----- INFORMATION PROVIDED

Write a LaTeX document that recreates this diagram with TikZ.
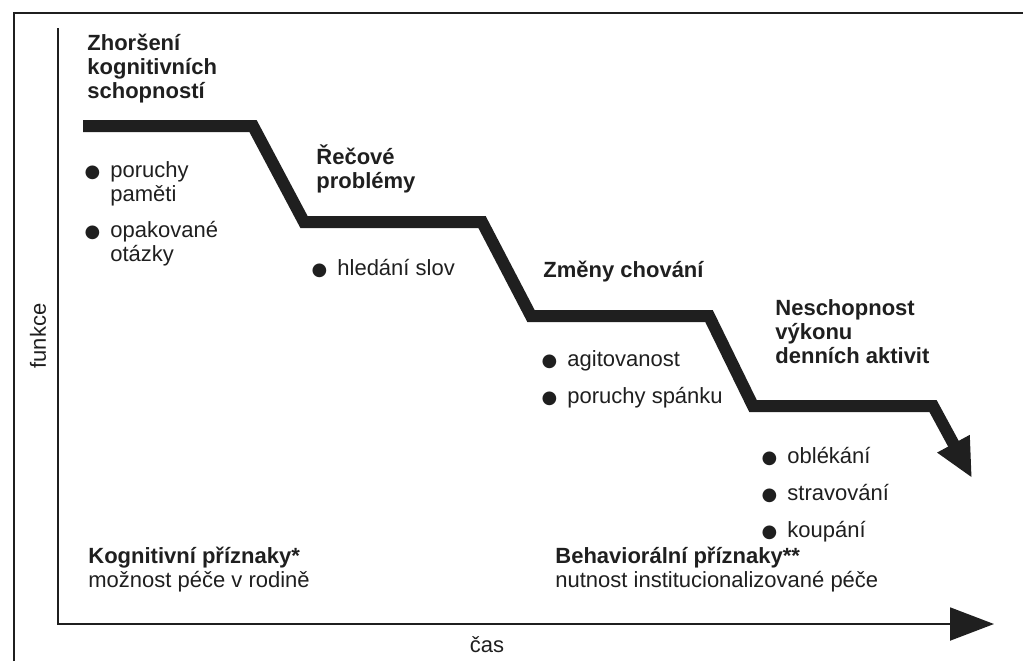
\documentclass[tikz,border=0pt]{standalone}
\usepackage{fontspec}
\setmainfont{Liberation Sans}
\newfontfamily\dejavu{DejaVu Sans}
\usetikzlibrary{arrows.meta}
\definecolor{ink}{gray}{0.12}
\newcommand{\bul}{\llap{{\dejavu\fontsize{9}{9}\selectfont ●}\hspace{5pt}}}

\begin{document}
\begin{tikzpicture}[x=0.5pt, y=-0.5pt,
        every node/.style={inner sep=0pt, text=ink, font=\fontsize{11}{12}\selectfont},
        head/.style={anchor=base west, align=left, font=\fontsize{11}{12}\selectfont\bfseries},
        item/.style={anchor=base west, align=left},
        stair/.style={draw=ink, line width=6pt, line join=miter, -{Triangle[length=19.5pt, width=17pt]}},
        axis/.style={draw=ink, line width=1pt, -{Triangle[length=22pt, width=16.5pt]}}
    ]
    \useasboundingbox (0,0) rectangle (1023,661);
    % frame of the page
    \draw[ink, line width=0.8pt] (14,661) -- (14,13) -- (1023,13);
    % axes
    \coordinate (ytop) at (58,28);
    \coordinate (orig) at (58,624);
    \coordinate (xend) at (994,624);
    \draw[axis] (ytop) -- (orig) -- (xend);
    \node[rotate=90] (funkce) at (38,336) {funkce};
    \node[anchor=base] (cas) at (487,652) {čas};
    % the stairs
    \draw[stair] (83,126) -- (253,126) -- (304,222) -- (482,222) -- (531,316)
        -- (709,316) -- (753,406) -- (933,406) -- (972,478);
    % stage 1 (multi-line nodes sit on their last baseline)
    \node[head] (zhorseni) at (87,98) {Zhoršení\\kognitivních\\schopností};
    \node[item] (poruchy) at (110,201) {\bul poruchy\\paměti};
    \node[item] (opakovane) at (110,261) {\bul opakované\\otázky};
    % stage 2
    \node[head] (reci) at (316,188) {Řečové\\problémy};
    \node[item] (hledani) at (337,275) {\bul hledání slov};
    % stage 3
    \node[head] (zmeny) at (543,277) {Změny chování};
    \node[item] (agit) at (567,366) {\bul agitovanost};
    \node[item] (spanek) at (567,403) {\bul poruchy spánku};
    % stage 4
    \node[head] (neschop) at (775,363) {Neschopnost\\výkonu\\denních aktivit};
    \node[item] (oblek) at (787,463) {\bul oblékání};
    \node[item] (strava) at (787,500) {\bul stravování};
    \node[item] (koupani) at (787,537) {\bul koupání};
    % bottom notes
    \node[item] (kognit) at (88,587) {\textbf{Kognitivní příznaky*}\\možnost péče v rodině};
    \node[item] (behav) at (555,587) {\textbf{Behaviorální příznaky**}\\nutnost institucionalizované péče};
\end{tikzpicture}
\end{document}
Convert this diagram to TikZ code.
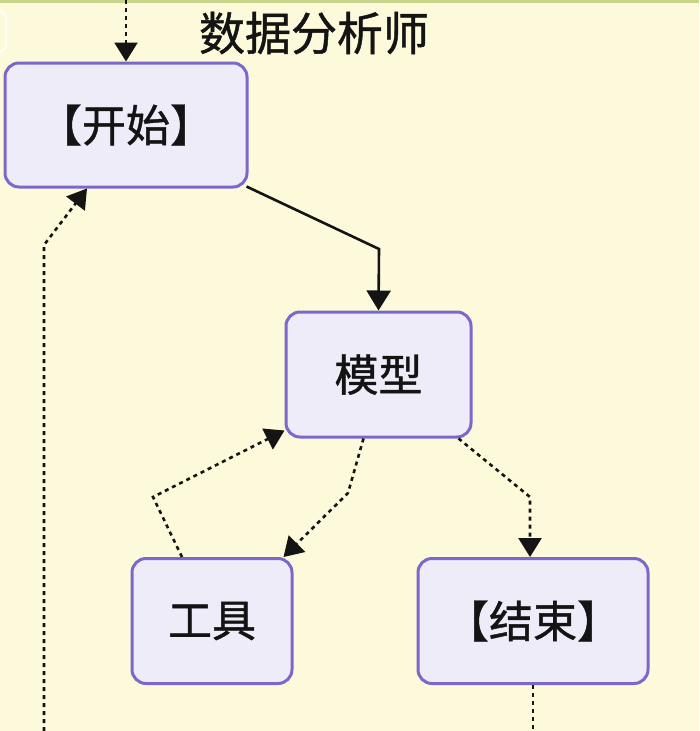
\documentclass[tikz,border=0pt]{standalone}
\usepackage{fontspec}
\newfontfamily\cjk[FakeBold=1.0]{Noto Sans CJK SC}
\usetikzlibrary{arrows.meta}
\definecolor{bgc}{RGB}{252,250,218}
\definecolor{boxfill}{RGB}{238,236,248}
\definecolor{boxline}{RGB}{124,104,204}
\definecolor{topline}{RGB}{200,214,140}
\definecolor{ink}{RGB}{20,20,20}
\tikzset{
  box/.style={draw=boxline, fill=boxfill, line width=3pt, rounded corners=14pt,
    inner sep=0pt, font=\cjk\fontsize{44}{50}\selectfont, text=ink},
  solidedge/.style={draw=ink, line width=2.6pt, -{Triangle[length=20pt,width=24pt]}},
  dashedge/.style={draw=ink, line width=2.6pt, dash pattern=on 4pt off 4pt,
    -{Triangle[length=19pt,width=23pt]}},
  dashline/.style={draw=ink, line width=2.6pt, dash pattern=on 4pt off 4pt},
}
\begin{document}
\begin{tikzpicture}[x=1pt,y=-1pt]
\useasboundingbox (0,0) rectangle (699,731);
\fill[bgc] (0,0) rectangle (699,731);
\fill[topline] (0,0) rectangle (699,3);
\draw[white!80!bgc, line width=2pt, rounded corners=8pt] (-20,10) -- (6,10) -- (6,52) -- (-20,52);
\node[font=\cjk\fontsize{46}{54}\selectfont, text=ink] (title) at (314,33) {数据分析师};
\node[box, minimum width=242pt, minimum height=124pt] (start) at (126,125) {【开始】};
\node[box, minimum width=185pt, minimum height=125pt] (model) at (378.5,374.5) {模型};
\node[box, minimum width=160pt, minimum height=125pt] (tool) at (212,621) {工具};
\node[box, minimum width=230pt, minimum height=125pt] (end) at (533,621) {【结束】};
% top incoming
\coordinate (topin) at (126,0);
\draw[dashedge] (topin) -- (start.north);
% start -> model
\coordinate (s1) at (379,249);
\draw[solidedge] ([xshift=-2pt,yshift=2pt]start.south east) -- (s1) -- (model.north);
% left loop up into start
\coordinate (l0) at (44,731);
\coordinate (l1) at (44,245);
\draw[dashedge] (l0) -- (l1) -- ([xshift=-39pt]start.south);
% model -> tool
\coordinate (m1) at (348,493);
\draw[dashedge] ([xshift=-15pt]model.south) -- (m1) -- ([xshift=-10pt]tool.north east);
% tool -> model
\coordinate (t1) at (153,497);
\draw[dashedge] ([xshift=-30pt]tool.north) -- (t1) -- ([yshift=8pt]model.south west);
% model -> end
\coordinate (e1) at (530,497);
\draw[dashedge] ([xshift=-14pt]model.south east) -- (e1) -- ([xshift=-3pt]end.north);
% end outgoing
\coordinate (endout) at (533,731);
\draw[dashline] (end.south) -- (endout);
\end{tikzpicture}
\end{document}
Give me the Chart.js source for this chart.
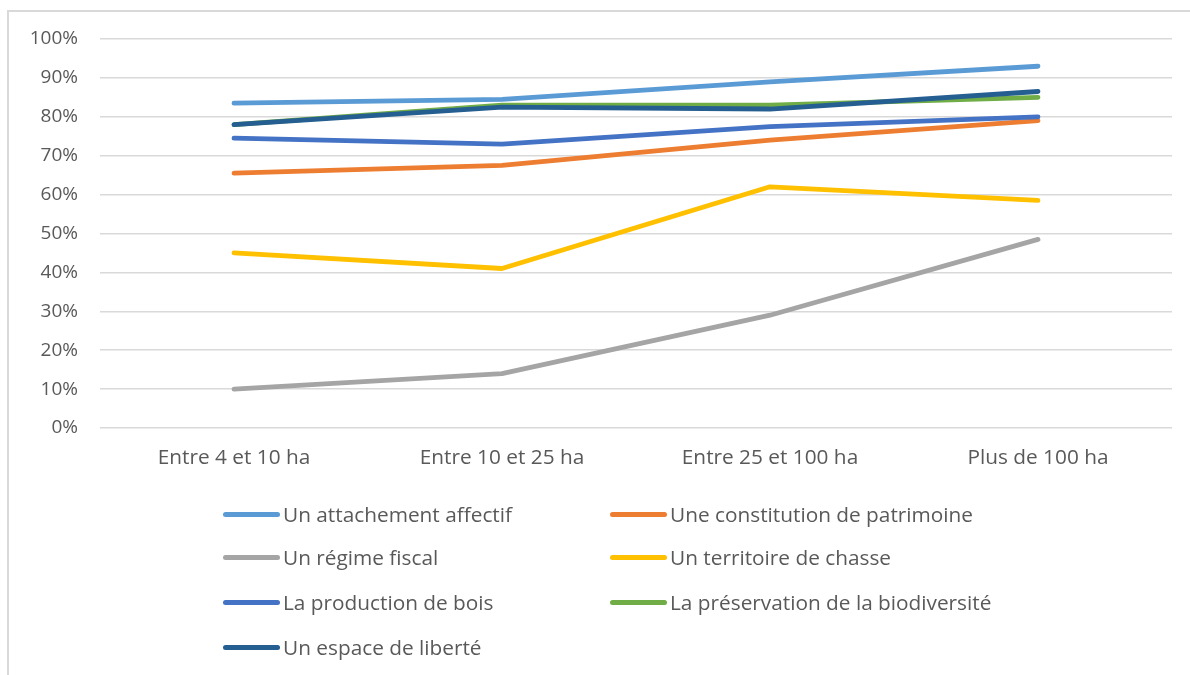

----------

Gather each line holding the string "this".

Write a LaTeX document that recreates this diagram with TikZ.
Convert this diagram to TikZ code.
Give me the Chart.js source for this chart.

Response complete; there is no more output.